◆ **REQUIRED WORK**:
The listing below should be printed exactly, every line of it. Skip the pictures.
※ ※ ※
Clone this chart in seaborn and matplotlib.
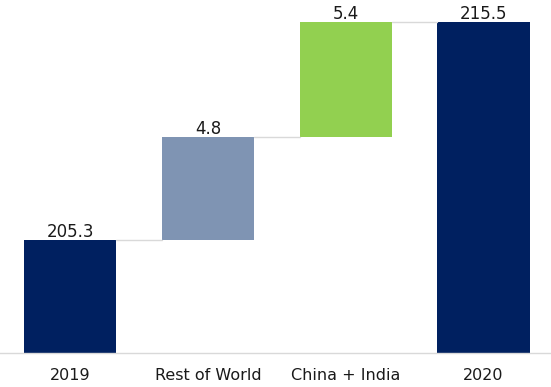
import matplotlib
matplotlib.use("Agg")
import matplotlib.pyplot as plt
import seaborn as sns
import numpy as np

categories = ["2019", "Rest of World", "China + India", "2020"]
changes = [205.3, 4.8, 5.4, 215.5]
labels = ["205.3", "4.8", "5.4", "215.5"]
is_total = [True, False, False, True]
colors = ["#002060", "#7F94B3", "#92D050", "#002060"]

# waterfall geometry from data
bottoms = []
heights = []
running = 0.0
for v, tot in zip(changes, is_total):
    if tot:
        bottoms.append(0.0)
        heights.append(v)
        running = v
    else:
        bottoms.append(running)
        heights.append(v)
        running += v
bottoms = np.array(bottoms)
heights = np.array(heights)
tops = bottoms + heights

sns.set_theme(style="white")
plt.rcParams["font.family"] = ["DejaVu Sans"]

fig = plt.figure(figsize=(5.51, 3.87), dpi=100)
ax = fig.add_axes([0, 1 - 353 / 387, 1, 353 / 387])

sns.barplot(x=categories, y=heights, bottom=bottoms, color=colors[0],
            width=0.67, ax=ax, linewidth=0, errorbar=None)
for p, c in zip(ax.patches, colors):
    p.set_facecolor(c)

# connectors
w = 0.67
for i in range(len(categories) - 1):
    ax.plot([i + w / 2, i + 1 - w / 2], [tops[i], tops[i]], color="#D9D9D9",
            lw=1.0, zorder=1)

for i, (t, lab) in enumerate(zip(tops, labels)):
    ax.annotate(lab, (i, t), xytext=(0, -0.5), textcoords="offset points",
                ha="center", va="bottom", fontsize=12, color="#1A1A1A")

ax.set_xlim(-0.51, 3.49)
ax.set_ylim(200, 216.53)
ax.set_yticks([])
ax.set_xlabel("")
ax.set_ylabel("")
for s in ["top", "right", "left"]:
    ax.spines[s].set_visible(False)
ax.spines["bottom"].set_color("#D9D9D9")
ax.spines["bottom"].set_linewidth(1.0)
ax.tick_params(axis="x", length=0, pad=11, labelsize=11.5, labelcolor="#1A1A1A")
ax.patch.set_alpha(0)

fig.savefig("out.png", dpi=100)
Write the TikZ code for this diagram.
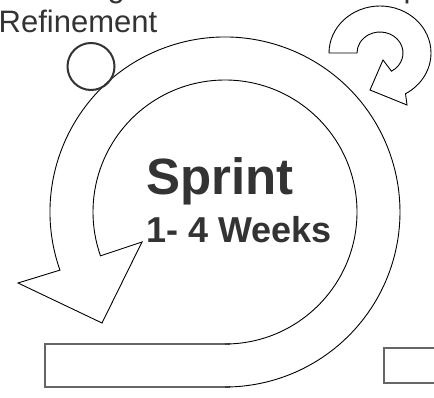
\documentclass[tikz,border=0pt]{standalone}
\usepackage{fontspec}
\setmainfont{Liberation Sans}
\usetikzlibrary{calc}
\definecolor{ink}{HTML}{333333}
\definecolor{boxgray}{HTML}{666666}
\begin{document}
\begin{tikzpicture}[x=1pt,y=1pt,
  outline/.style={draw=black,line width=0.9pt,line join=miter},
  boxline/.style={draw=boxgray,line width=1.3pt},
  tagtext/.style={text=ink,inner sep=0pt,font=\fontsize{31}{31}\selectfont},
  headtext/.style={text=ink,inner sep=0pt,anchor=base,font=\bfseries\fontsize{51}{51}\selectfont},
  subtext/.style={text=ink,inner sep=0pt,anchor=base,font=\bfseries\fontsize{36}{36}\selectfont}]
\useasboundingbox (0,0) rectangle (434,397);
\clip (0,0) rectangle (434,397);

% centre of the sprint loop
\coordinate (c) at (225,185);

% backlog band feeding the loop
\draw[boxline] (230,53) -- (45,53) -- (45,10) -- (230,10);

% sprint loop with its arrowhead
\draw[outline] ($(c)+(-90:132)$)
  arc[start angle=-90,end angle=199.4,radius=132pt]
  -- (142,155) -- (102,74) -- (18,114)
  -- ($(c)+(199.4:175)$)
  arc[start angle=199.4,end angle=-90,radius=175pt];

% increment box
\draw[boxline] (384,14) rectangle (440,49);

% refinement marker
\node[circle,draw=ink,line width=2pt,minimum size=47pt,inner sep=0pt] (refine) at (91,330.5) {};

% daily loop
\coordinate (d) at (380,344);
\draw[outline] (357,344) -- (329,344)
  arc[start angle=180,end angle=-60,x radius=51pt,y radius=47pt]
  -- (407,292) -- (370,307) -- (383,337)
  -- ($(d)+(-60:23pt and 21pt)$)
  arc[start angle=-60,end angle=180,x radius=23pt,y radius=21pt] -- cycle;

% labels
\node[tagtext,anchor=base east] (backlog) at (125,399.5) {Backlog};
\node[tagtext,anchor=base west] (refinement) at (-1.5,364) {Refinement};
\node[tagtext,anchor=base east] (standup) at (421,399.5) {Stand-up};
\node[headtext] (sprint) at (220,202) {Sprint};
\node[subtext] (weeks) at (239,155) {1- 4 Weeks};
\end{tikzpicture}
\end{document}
※ ※ ※
◆ **TASK OUTPUT**:
Clone this chart in seaborn and matplotlib.
import matplotlib
matplotlib.use("Agg")
import matplotlib.pyplot as plt
import seaborn as sns
import numpy as np

categories = ["2019", "Rest of World", "China + India", "2020"]
changes = [205.3, 4.8, 5.4, 215.5]
labels = ["205.3", "4.8", "5.4", "215.5"]
is_total = [True, False, False, True]
colors = ["#002060", "#7F94B3", "#92D050", "#002060"]

# waterfall geometry from data
bottoms = []
heights = []
running = 0.0
for v, tot in zip(changes, is_total):
    if tot:
        bottoms.append(0.0)
        heights.append(v)
        running = v
    else:
        bottoms.append(running)
        heights.append(v)
        running += v
bottoms = np.array(bottoms)
heights = np.array(heights)
tops = bottoms + heights

sns.set_theme(style="white")
plt.rcParams["font.family"] = ["DejaVu Sans"]

fig = plt.figure(figsize=(5.51, 3.87), dpi=100)
ax = fig.add_axes([0, 1 - 353 / 387, 1, 353 / 387])

sns.barplot(x=categories, y=heights, bottom=bottoms, color=colors[0],
            width=0.67, ax=ax, linewidth=0, errorbar=None)
for p, c in zip(ax.patches, colors):
    p.set_facecolor(c)

# connectors
w = 0.67
for i in range(len(categories) - 1):
    ax.plot([i + w / 2, i + 1 - w / 2], [tops[i], tops[i]], color="#D9D9D9",
            lw=1.0, zorder=1)

for i, (t, lab) in enumerate(zip(tops, labels)):
    ax.annotate(lab, (i, t), xytext=(0, -0.5), textcoords="offset points",
                ha="center", va="bottom", fontsize=12, color="#1A1A1A")

ax.set_xlim(-0.51, 3.49)
ax.set_ylim(200, 216.53)
ax.set_yticks([])
ax.set_xlabel("")
ax.set_ylabel("")
for s in ["top", "right", "left"]:
    ax.spines[s].set_visible(False)
ax.spines["bottom"].set_color("#D9D9D9")
ax.spines["bottom"].set_linewidth(1.0)
ax.tick_params(axis="x", length=0, pad=11, labelsize=11.5, labelcolor="#1A1A1A")
ax.patch.set_alpha(0)

fig.savefig("out.png", dpi=100)
Write the TikZ code for this diagram.
\documentclass[tikz,border=0pt]{standalone}
\usepackage{fontspec}
\setmainfont{Liberation Sans}
\usetikzlibrary{calc}
\definecolor{ink}{HTML}{333333}
\definecolor{boxgray}{HTML}{666666}
\begin{document}
\begin{tikzpicture}[x=1pt,y=1pt,
  outline/.style={draw=black,line width=0.9pt,line join=miter},
  boxline/.style={draw=boxgray,line width=1.3pt},
  tagtext/.style={text=ink,inner sep=0pt,font=\fontsize{31}{31}\selectfont},
  headtext/.style={text=ink,inner sep=0pt,anchor=base,font=\bfseries\fontsize{51}{51}\selectfont},
  subtext/.style={text=ink,inner sep=0pt,anchor=base,font=\bfseries\fontsize{36}{36}\selectfont}]
\useasboundingbox (0,0) rectangle (434,397);
\clip (0,0) rectangle (434,397);

% centre of the sprint loop
\coordinate (c) at (225,185);

% backlog band feeding the loop
\draw[boxline] (230,53) -- (45,53) -- (45,10) -- (230,10);

% sprint loop with its arrowhead
\draw[outline] ($(c)+(-90:132)$)
  arc[start angle=-90,end angle=199.4,radius=132pt]
  -- (142,155) -- (102,74) -- (18,114)
  -- ($(c)+(199.4:175)$)
  arc[start angle=199.4,end angle=-90,radius=175pt];

% increment box
\draw[boxline] (384,14) rectangle (440,49);

% refinement marker
\node[circle,draw=ink,line width=2pt,minimum size=47pt,inner sep=0pt] (refine) at (91,330.5) {};

% daily loop
\coordinate (d) at (380,344);
\draw[outline] (357,344) -- (329,344)
  arc[start angle=180,end angle=-60,x radius=51pt,y radius=47pt]
  -- (407,292) -- (370,307) -- (383,337)
  -- ($(d)+(-60:23pt and 21pt)$)
  arc[start angle=-60,end angle=180,x radius=23pt,y radius=21pt] -- cycle;

% labels
\node[tagtext,anchor=base east] (backlog) at (125,399.5) {Backlog};
\node[tagtext,anchor=base west] (refinement) at (-1.5,364) {Refinement};
\node[tagtext,anchor=base east] (standup) at (421,399.5) {Stand-up};
\node[headtext] (sprint) at (220,202) {Sprint};
\node[subtext] (weeks) at (239,155) {1- 4 Weeks};
\end{tikzpicture}
\end{document}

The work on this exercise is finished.